• **Work to be completed**:
Collect all lines from the listing that include the string "seaborn".

____________

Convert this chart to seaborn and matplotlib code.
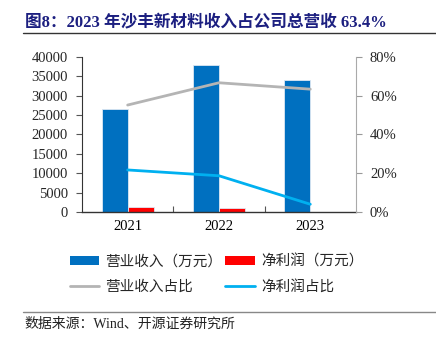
import matplotlib
matplotlib.use("Agg")
import matplotlib.pyplot as plt
import seaborn as sns
import pandas as pd
import numpy as np
from matplotlib.patches import Patch
from matplotlib.lines import Line2D
from matplotlib.ticker import FuncFormatter

years = ["2021", "2022", "2023"]
revenue = [26500, 38000, 34000]
net_profit = [1350, 1100, np.nan]
revenue_share = [0.552, 0.667, 0.634]
profit_share = [0.217, 0.187, 0.04]

series_names = ["营业收入（万元）", "净利润（万元）"]
line_names = ["营业收入占比", "净利润占比"]
source_text = "数据来源：Wind、开源证券研究所"
title_text = "图8：2023 年沙丰新材料收入占公司总营收 63.4%"

sns.set_theme(style="white")
CJK = ["Noto Sans CJK SC", "DejaVu Sans"]
SERIF = ["Liberation Serif", "Noto Sans CJK SC"]
plt.rcParams["font.family"] = SERIF

fig = plt.figure(figsize=(4.36, 3.45), dpi=100)
ax = fig.add_axes([0.188, 0.3855, 0.6285, 0.4493])

df = pd.DataFrame({
    "year": years * 2,
    "value": revenue + net_profit,
    "series": [series_names[0]] * 3 + [series_names[1]] * 3,
})
sns.barplot(data=df, x="year", y="value", hue="series", ax=ax,
            palette=["#0070C0", "#FF0000"], width=0.57, gap=0, saturation=1,
            edgecolor="#DDE8F3", linewidth=0.6, legend=False)
ax.set_xlim(-0.5, 2.5)
ax.set_ylim(0, 40000)
ax.set_yticks(range(0, 40001, 5000))
ax.set_xlabel("")
ax.set_ylabel("")
ax.set_xticks([0, 1, 2])
ax.set_xticklabels(years)
ax.tick_params(axis="x", length=0, labelsize=10.5, pad=6, colors="black")
ax.tick_params(axis="y", left=True, length=4, width=0.8, color="#555555", labelsize=10.5, pad=6)
for lab in ax.get_xticklabels() + ax.get_yticklabels():
    lab.set_fontfamily(SERIF)
ax.set_xticks([0.5, 1.5], minor=True)
ax.tick_params(axis="x", which="minor", bottom=True, direction="in", length=4, width=0.8, color="#555555")
for s in ["top", "right"]:
    ax.spines[s].set_visible(False)
ax.spines["left"].set_color("#333333")
ax.spines["left"].set_linewidth(0.8)
ax.spines["bottom"].set_color("#333333")
ax.spines["bottom"].set_linewidth(1.0)

ax2 = ax.twinx()
ldf = pd.DataFrame({"year": years, "rs": revenue_share, "ps": profit_share})
sns.lineplot(data=ldf, x="year", y="rs", ax=ax2, color="#B4B4B4", linewidth=2.0, sort=False)
sns.lineplot(data=ldf, x="year", y="ps", ax=ax2, color="#00B0F0", linewidth=2.0, sort=False)
ax2.set_xlim(-0.5, 2.5)
ax2.set_ylim(0, 0.8)
ax2.set_yticks([0, 0.2, 0.4, 0.6, 0.8])
ax2.yaxis.set_major_formatter(FuncFormatter(lambda v, p: f"{v*100:.0f}%"))
ax2.set_ylabel("")
ax2.set_xlabel("")
ax2.tick_params(axis="y", right=True, length=4, width=0.8, color="#999999", labelsize=10.5, pad=6)
for lab in ax2.get_yticklabels():
    lab.set_fontfamily(SERIF)
for s in ["top", "left", "bottom"]:
    ax2.spines[s].set_visible(False)
ax2.spines["right"].set_color("#AAAAAA")
ax2.spines["right"].set_linewidth(0.8)

# Title
fig.text(0.057, 0.935, title_text, fontsize=12, fontweight="bold", color="#1C1F80",
         family=["Liberation Serif", "Noto Sans CJK SC"], va="center", ha="left")
fig.add_artist(Line2D([0.053, 1.0], [0.903, 0.903], color="#333333", linewidth=1.0))

# Legend (row-wise order)
handles = [Patch(facecolor="#0070C0", edgecolor="none"),
           Line2D([], [], color="#B4B4B4", linewidth=2.0),
           Patch(facecolor="#FF0000", edgecolor="none"),
           Line2D([], [], color="#00B0F0", linewidth=2.0)]
labels = [series_names[0], line_names[0], series_names[1], line_names[1]]
leg = fig.legend(handles, labels, loc="center", bbox_to_anchor=(0.497, 0.205), ncol=2,
                 frameon=False, prop={"family": CJK, "size": 10.5},
                 handlelength=2.0, handleheight=0.6, columnspacing=0.2, handletextpad=0.45,
                 labelspacing=0.8)

fig.add_artist(Line2D([0.053, 1.0], [0.096, 0.096], color="#888888", linewidth=1.0))
fig.text(0.057, 0.06, source_text, fontsize=10, family=["Liberation Serif", "Noto Sans CJK SC"],
         va="center", ha="left", color="#222222")

fig.savefig("out.png", dpi=100)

____________

• **Worked answer**:
Convert this chart to seaborn and matplotlib code.
import seaborn as sns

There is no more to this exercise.